WHAT THE EXERCISE ASKS:
Print word for word the first line of the listing below and every line after it, through the line with "const annDir = [-1, -1, 1, -1, -1];". Leave out the pictures and the rest.

+++ SOURCE MATERIAL +++

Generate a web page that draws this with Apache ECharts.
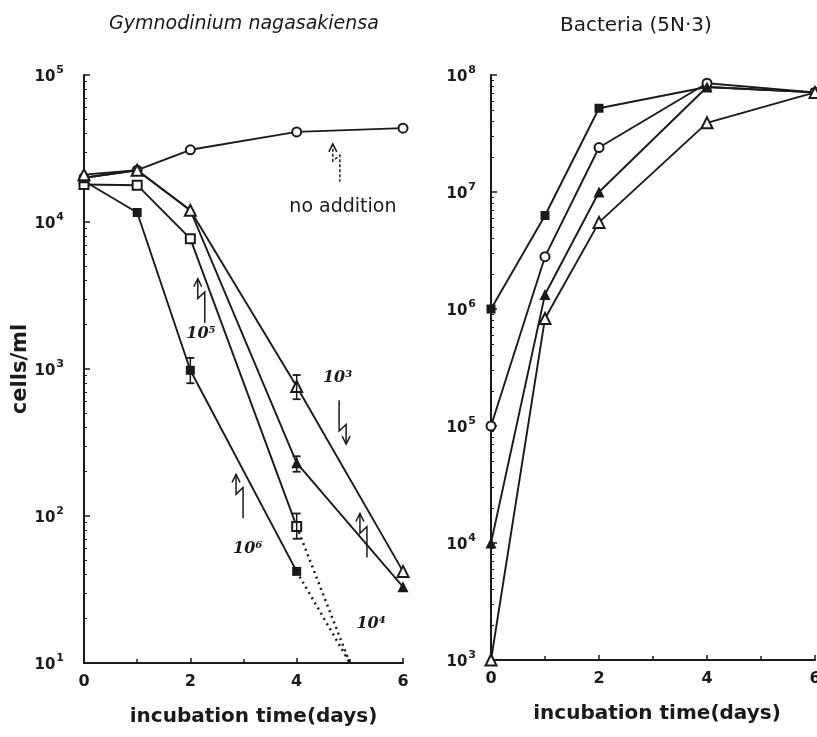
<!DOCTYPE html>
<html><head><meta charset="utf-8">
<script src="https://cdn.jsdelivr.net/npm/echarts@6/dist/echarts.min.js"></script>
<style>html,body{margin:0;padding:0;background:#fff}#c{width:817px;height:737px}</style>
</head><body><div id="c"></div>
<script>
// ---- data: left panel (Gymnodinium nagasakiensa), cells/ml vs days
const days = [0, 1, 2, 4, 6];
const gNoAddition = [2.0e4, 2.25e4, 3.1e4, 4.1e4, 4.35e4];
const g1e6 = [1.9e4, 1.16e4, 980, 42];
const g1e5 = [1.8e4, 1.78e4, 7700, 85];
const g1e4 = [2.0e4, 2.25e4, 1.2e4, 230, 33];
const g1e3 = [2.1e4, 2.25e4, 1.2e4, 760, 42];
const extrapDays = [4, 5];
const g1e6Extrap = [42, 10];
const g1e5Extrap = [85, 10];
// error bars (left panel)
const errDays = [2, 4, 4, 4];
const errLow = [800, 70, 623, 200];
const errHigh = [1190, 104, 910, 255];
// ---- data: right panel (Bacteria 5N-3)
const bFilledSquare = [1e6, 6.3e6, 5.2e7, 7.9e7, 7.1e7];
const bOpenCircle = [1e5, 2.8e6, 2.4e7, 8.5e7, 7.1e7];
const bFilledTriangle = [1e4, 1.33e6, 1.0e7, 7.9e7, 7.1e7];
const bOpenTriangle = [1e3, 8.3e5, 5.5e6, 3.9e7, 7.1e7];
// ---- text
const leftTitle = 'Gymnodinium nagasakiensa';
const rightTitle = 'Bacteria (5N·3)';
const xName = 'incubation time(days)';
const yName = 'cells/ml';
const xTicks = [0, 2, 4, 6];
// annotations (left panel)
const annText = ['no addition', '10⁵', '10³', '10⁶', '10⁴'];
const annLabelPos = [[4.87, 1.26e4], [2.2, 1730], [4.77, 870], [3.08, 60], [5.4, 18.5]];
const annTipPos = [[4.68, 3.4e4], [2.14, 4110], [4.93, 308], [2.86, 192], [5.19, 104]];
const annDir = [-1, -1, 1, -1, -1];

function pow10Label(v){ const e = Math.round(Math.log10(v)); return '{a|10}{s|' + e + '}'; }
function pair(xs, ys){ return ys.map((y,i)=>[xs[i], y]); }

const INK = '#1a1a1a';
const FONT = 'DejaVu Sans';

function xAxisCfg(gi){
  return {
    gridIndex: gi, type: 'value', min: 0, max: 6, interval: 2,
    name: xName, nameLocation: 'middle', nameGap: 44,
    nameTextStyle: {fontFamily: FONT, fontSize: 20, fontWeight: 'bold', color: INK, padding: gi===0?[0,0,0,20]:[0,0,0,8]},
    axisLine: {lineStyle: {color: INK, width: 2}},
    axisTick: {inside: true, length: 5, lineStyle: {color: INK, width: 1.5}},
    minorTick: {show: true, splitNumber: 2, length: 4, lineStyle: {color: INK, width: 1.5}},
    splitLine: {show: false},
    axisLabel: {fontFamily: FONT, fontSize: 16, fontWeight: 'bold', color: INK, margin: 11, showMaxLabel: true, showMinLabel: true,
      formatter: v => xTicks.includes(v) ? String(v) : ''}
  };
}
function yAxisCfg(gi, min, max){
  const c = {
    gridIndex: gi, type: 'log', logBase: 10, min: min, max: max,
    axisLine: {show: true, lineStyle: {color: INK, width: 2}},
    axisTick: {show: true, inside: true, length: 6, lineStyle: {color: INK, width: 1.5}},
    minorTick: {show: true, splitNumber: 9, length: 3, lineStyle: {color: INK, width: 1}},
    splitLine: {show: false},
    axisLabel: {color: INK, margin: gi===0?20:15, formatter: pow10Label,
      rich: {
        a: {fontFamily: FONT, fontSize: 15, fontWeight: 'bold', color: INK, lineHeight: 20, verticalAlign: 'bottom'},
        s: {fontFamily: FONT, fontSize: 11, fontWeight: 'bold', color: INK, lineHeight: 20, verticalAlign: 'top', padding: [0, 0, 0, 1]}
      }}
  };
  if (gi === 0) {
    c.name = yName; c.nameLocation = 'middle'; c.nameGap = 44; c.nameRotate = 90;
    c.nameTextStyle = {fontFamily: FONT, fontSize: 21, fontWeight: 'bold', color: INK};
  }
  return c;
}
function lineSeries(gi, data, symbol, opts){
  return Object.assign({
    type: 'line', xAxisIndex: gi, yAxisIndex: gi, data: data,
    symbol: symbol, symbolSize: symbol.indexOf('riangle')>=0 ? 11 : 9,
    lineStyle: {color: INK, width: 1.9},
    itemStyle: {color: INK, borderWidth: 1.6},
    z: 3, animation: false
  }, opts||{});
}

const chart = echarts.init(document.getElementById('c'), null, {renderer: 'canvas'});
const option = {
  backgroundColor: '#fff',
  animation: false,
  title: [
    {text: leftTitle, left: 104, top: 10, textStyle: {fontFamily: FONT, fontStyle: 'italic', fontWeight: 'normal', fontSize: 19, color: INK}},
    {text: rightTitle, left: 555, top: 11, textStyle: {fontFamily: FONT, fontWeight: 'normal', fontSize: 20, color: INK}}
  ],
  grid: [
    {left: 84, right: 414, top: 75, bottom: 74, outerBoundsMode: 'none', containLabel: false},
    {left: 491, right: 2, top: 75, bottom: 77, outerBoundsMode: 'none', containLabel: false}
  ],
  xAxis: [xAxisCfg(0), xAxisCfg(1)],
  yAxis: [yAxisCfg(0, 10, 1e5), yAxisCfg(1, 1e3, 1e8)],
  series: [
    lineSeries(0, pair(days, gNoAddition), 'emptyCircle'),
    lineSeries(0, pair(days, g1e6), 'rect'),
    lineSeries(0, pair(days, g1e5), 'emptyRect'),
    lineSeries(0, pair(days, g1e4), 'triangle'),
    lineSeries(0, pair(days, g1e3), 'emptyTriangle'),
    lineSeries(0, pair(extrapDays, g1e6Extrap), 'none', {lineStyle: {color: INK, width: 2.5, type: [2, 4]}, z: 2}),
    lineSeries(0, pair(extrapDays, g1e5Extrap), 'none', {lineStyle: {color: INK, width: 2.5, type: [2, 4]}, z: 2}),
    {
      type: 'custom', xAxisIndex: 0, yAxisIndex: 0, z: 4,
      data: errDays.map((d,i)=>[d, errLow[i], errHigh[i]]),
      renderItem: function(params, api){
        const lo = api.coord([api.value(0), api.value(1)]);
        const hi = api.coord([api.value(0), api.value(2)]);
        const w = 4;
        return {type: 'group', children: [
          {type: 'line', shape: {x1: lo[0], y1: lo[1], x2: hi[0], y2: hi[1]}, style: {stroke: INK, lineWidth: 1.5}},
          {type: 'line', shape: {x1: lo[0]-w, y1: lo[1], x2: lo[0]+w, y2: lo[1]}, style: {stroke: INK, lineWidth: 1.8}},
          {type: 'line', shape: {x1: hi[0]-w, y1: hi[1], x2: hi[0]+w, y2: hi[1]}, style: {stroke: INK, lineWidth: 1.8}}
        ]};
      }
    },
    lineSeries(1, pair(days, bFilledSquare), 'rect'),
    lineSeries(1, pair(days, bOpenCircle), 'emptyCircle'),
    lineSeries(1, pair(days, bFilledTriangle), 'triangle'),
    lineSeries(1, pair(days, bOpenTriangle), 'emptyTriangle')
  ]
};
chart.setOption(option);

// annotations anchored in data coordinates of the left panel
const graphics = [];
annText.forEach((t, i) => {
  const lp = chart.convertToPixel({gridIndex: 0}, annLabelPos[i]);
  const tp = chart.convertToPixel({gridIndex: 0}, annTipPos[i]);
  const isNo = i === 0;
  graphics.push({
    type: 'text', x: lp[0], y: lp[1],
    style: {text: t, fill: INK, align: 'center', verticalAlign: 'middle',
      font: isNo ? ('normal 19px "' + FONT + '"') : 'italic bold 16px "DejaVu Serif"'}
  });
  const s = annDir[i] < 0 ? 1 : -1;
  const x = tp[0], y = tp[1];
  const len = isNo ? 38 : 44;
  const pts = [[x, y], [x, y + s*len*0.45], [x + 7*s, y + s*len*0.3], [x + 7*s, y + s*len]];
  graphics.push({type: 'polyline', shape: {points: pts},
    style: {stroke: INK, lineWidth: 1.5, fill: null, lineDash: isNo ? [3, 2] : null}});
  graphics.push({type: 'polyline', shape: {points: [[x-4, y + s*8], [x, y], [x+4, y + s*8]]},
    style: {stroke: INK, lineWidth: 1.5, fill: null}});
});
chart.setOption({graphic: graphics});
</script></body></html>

+++

TASK OUTPUT:
Generate a web page that draws this with Apache ECharts.
<!DOCTYPE html>
<html><head><meta charset="utf-8">
<script src="https://cdn.jsdelivr.net/npm/echarts@6/dist/echarts.min.js"></script>
<style>html,body{margin:0;padding:0;background:#fff}#c{width:817px;height:737px}</style>
</head><body><div id="c"></div>
<script>
// ---- data: left panel (Gymnodinium nagasakiensa), cells/ml vs days
const days = [0, 1, 2, 4, 6];
const gNoAddition = [2.0e4, 2.25e4, 3.1e4, 4.1e4, 4.35e4];
const g1e6 = [1.9e4, 1.16e4, 980, 42];
const g1e5 = [1.8e4, 1.78e4, 7700, 85];
const g1e4 = [2.0e4, 2.25e4, 1.2e4, 230, 33];
const g1e3 = [2.1e4, 2.25e4, 1.2e4, 760, 42];
const extrapDays = [4, 5];
const g1e6Extrap = [42, 10];
const g1e5Extrap = [85, 10];
// error bars (left panel)
const errDays = [2, 4, 4, 4];
const errLow = [800, 70, 623, 200];
const errHigh = [1190, 104, 910, 255];
// ---- data: right panel (Bacteria 5N-3)
const bFilledSquare = [1e6, 6.3e6, 5.2e7, 7.9e7, 7.1e7];
const bOpenCircle = [1e5, 2.8e6, 2.4e7, 8.5e7, 7.1e7];
const bFilledTriangle = [1e4, 1.33e6, 1.0e7, 7.9e7, 7.1e7];
const bOpenTriangle = [1e3, 8.3e5, 5.5e6, 3.9e7, 7.1e7];
// ---- text
const leftTitle = 'Gymnodinium nagasakiensa';
const rightTitle = 'Bacteria (5N·3)';
const xName = 'incubation time(days)';
const yName = 'cells/ml';
const xTicks = [0, 2, 4, 6];
// annotations (left panel)
const annText = ['no addition', '10⁵', '10³', '10⁶', '10⁴'];
const annLabelPos = [[4.87, 1.26e4], [2.2, 1730], [4.77, 870], [3.08, 60], [5.4, 18.5]];
const annTipPos = [[4.68, 3.4e4], [2.14, 4110], [4.93, 308], [2.86, 192], [5.19, 104]];
const annDir = [-1, -1, 1, -1, -1];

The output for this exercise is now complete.